Modifying role of apigenin in angiogenesis and anti-oxidant status in experimentally induced breast cancer in rats
Keywords:Angiogenesis, Thiobarbituric acid reactive substances, Apigenin, Anti-oxidant enzymes, 7, 12, dimethylbenzanthracene, Tamoxifen, Vascular endothelial growth factor
Background: Angiogenesis and agents which inhibit it are currently an alternative approach to anti-cancer therapy. Tumor metastasis and resistance to chemotherapy are factors to be considered in the management of breast cancer. Apigenin, a flavone is documented to possess anti-inflammatory, anti-oxidant, and anti-proliferative effects in vitro studies, but activity in vivo is still hypothetical.
Methods: Apigenin at doses of 50,100, 200 mg/kg body weight and tamoxifen at 50 mg/kg was administered to female albino Wistar rats and 7,12, dimethylbenzanthracene was used to induce mammary carcinogenesis. The anti-oxidant enzymes superoxide dismutase, glutathione peroxidase, and catalase were estimated in breast tissue and erythrocyte lysate with thiobarbituric acid reactive substances as an indicator of lipid peroxidation. Immunohistochemical staining for vascular endothelial growth factor (VEGF) protein expression was done to study its role in angiogenesis. The statistical significance of the data was determined using one-way analysis of variance and Dunnett’s multiple range test.

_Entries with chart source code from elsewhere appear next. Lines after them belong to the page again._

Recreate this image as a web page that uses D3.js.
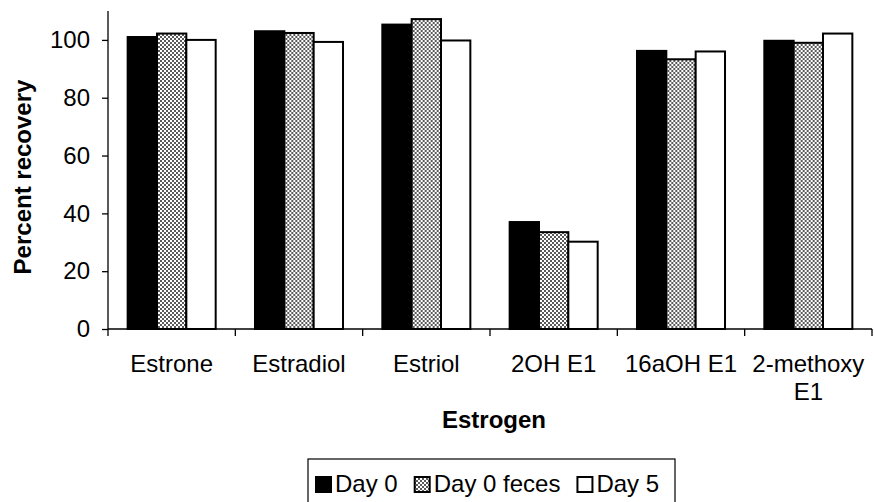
<!DOCTYPE html>
<html>
<head>
<meta charset="UTF-8">
<title>Percent recovery</title>
<style>
body { margin: 0; background: #fff; }
text { font-family: "Liberation Sans", Arial, sans-serif; fill: #000; }
.bar { stroke: #000; stroke-width: 2; }
.axis_line { stroke: #000; stroke-width: 1.3; fill: none; }
</style>
<script src="https://cdn.jsdelivr.net/npm/d3@7"></script>
</head>
<body>
<div id="chart"></div>
<script>
// data
var categories = ["Estrone", "Estradiol", "Estriol", "2OH E1", "16aOH E1", "2-methoxy E1"];
var seriesNames = ["Day 0", "Day 0 feces", "Day 5"];
var day0 = [101, 103, 105.3, 37, 96.2, 99.7];
var day0Feces = [102.2, 102.4, 107.2, 33.5, 93.3, 99];
var day5 = [100, 99.3, 99.8, 30.2, 96, 102.2];
var yTicks = [0, 20, 40, 60, 80, 100];

var width = 874, height = 502;
var plotLeft = 108, plotRight = 872, plotTop = 11, plotBottom = 329;
var fontSize = 24;

var svg = d3.select("#chart").append("svg")
    .attr("width", width)
    .attr("height", height);

var defs = svg.append("defs");
var pat = defs.append("pattern")
    .attr("id", "dots")
    .attr("patternUnits", "userSpaceOnUse")
    .attr("width", 4).attr("height", 4);
pat.append("rect").attr("width", 4).attr("height", 4).attr("fill", "#fff");
pat.append("circle").attr("cx", 1).attr("cy", 1).attr("r", 1).attr("fill", "#222");
pat.append("circle").attr("cx", 3).attr("cy", 3).attr("r", 1).attr("fill", "#222");

var fills = ["#000", "url(#dots)", "#fff"];
var values = [day0, day0Feces, day5];

var x0 = d3.scaleBand().domain(categories).range([plotLeft, plotRight]).padding(0);
var x1 = d3.scaleBand().domain(seriesNames).range([0, x0.bandwidth()])
    .paddingInner(0).paddingOuter(0.67);
var y = d3.scaleLinear().domain([0, 110]).range([plotBottom, plotTop]);

// bars
var groups = svg.selectAll(".grp")
    .data(categories)
    .enter().append("g")
    .attr("class", "grp")
    .attr("transform", function(d) { return "translate(" + x0(d) + ",0)"; });

groups.selectAll("rect")
    .data(function(d, i) {
        return seriesNames.map(function(s, j) { return {s: s, j: j, v: values[j][i]}; });
    })
    .enter().append("rect")
    .attr("class", "bar")
    .attr("x", function(d) { return x1(d.s); })
    .attr("width", x1.bandwidth())
    .attr("y", function(d) { return y(d.v); })
    .attr("height", function(d) { return plotBottom - y(d.v); })
    .attr("fill", function(d) { return fills[d.j]; });

// y axis
var yAxis = d3.axisLeft(y).tickValues(yTicks).tickSize(6).tickPadding(12);
var gy = svg.append("g").attr("transform", "translate(" + plotLeft + ",0)").call(yAxis);
gy.select(".domain").attr("class", "axis_line").attr("d", "M0," + plotTop + "V" + plotBottom);
gy.selectAll(".tick line").attr("stroke", "#000").attr("stroke-width", 1.3);
gy.selectAll(".tick text").attr("font-size", fontSize).attr("font-family", "Liberation Sans, Arial, sans-serif");

// x axis line and boundary ticks
svg.append("line").attr("class", "axis_line")
    .attr("x1", plotLeft).attr("x2", plotRight).attr("y1", plotBottom).attr("y2", plotBottom);
var bounds = categories.map(function(c) { return x0(c); }).concat([plotRight]);
svg.selectAll(".xtick").data(bounds).enter().append("line")
    .attr("class", "axis_line")
    .attr("x1", function(d) { return d; }).attr("x2", function(d) { return d; })
    .attr("y1", plotBottom).attr("y2", plotBottom + 7);

// category labels, wrapped when too wide
svg.selectAll(".xlab").data(categories).enter().append("text")
    .attr("class", "xlab")
    .attr("text-anchor", "middle")
    .attr("font-size", fontSize)
    .attr("x", function(d) { return x0(d) + x0.bandwidth() / 2; })
    .attr("y", 372)
    .each(function(d) {
        var t = d3.select(this);
        t.text(d);
        if (this.getComputedTextLength() > x0.bandwidth() - 8) {
            var words = d.split(" ");
            t.text(null);
            t.append("tspan").attr("x", t.attr("x")).text(words.slice(0, -1).join(" "));
            t.append("tspan").attr("x", t.attr("x")).attr("dy", 28).text(words[words.length - 1]);
        }
    });

// axis titles
svg.append("text")
    .attr("text-anchor", "middle")
    .attr("font-size", fontSize).attr("font-weight", "bold")
    .attr("x", 494).attr("y", 428)
    .text("Estrogen");

svg.append("text")
    .attr("text-anchor", "middle")
    .attr("font-size", fontSize).attr("font-weight", "bold")
    .attr("transform", "translate(31,177) rotate(-90)")
    .text("Percent recovery");

// legend
var legend = svg.append("g");
legend.append("rect")
    .attr("x", 308).attr("y", 459).attr("width", 367).attr("height", 50)
    .attr("fill", "#fff").attr("stroke", "#000").attr("stroke-width", 1.2);
var lx = 316;
seriesNames.forEach(function(s, j) {
    legend.append("rect")
        .attr("x", lx).attr("y", 477).attr("width", 15).attr("height", 15)
        .attr("fill", fills[j]).attr("stroke", "#000").attr("stroke-width", 2);
    var t = legend.append("text")
        .attr("x", lx + 19).attr("y", 492)
        .attr("font-size", fontSize)
        .text(s);
    lx = lx + 19 + t.node().getComputedTextLength() + 17;
});
</script>
</body>
</html>
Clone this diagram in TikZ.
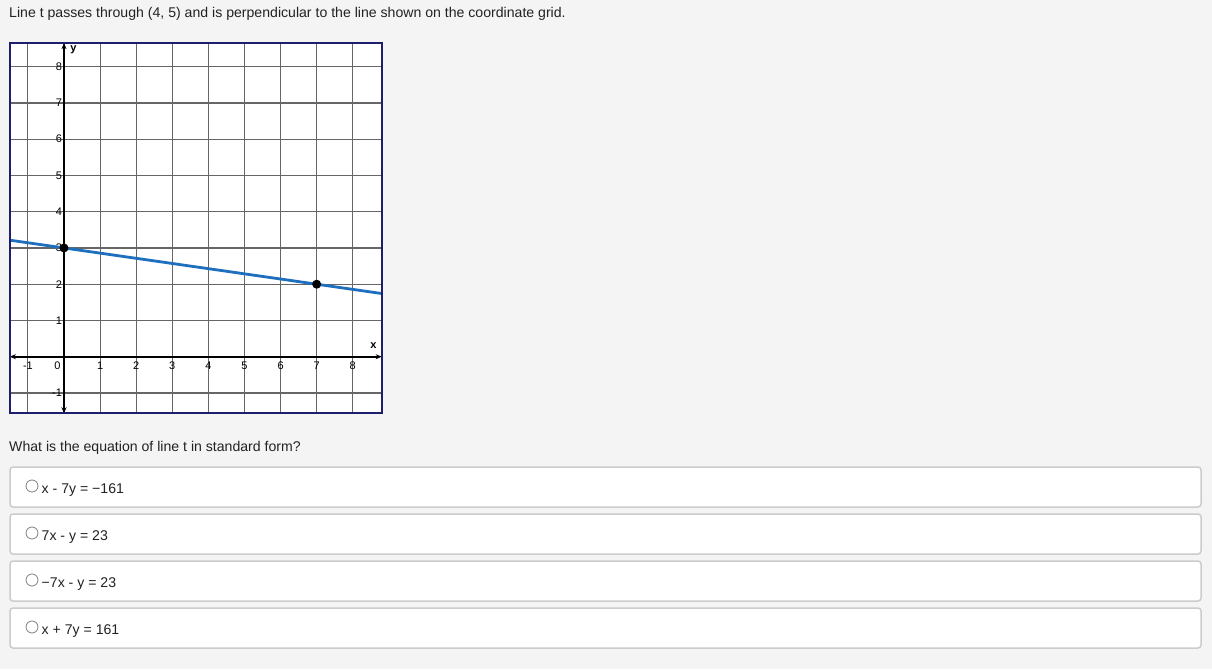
\documentclass[tikz,border=0pt]{standalone}
\usepackage{fontspec}
\setmainfont{Liberation Sans}
\usetikzlibrary{arrows.meta}

\definecolor{pagebg}{HTML}{F4F4F4}
\definecolor{framenavy}{HTML}{1E1E6E}
\definecolor{lineblue}{HTML}{1F6FBF}
\definecolor{boxgray}{HTML}{CCCCCC}
\definecolor{gridgray}{HTML}{666666}
\definecolor{textdark}{HTML}{222222}

\begin{document}
\begin{tikzpicture}[x=1pt, y=-1pt,
        every node/.style={inner sep=0pt, text=textdark},
        prompt/.style={anchor=base west, font=\fontsize{14.1}{16}\selectfont},
        choicebox/.style={draw=boxgray, line width=1.5pt, fill=white, rounded corners=3pt},
        radio/.style={circle, draw=gray, fill=white, minimum size=12pt, line width=0.8pt},
        gridline/.style={gridgray, line width=1.1pt},
        axis/.style={black, line width=1.6pt, {Stealth[length=6pt,width=5pt]}-{Stealth[length=6pt,width=5pt]}},
        ticklabel/.style={text=black, font=\fontsize{11}{13}\selectfont},
        dot/.style={circle, fill=black, minimum size=9pt}
      ]
        \fill[pagebg] (0,0) rectangle (1212,669);
        \useasboundingbox (0,0) rectangle (1212,669);

        \node[prompt] (title) at (9,17.3) {Line t passes through (4, 5) and is perpendicular to the line shown on the coordinate grid.};

        % Coordinate grid
        \fill[white] (10,43.3) rectangle (382,413.3);
        \begin{scope}[shift={(64,356.7)}, x=36.1pt, y=36.25pt]
          \foreach \i in {-1,...,8} \draw[gridline] (\i,-1.56) -- (\i,8.65);
          \foreach \j in {-1,...,8} \draw[gridline] (-1.5,\j) -- (8.8,\j);

          \coordinate (xleft) at (-1.5,0);
          \coordinate (xright) at (8.8,0);
          \coordinate (ybottom) at (0,-1.56);
          \coordinate (ytop) at (0,8.65);
          \draw[axis] (xleft) -- (xright);
          \draw[axis] (ybottom) -- (ytop);

          % Tick labels
          \foreach \i in {-1,1,2,...,8} \node[ticklabel] (xtick\i) at (\i,-0.24) {\i};
          \node[ticklabel] (xtick0) at (-0.18,-0.24) {0};
          \foreach \j in {-1,1,2,...,8} \node[ticklabel, anchor=east] (ytick\j) at (-0.05,\j) {\j};
          \node[ticklabel, font=\fontsize{11}{13}\selectfont\bfseries] (ylabel) at (0.26,8.46) {y};
          \node[ticklabel, font=\fontsize{11}{13}\selectfont\bfseries] (xlabel) at (8.57,0.3) {x};

          % Given line through (0,3) and (7,2)
          \coordinate (lineleft) at (-1.5,{3+1.5/7});
          \coordinate (lineright) at (8.8,{3-8.8/7});
          \draw[lineblue, line width=2.8pt] (lineleft) -- (lineright);
          \node[dot] (pointA) at (0,3) {};
          \node[dot] (pointB) at (7,2) {};
        \end{scope}
        \draw[framenavy, line width=2pt] (10,43.3) rectangle (382,413.3);

        \node[prompt] (question) at (9,451.7) {What is the equation of line t in standard form?};

        % Answer choices
        \foreach \k/\eq in {0/{x - 7y = −161}, 1/{7x - y = 23}, 2/{−7x - y = 23}, 3/{x + 7y = 161}} {
          \draw[choicebox] (10,{467+47*\k}) rectangle (1201,{507+47*\k});
          \node[radio] (radio\k) at (32,{486+47*\k}) {};
          \node[prompt] (choice\k) at (41.5,{493.3+47*\k}) {\eq};
        }

    \end{tikzpicture}
\end{document}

Results: Apigenin at doses of 100 mg/kg and 200 mg/kg (<0.05) was most effective in modifying the anti-oxidant status in breast tissue and in inhibiting VEGF expression in the immunohistochemical analysis in comparison with tamoxifen.
Conclusion: The results of our study implicate that apigenin, an innocuous agent could help alleviate the oxidative stress in breast cancer tissues, minimize toxicity of anti-cancer drugs and also slow down the process of angiogenesis in breast cancer.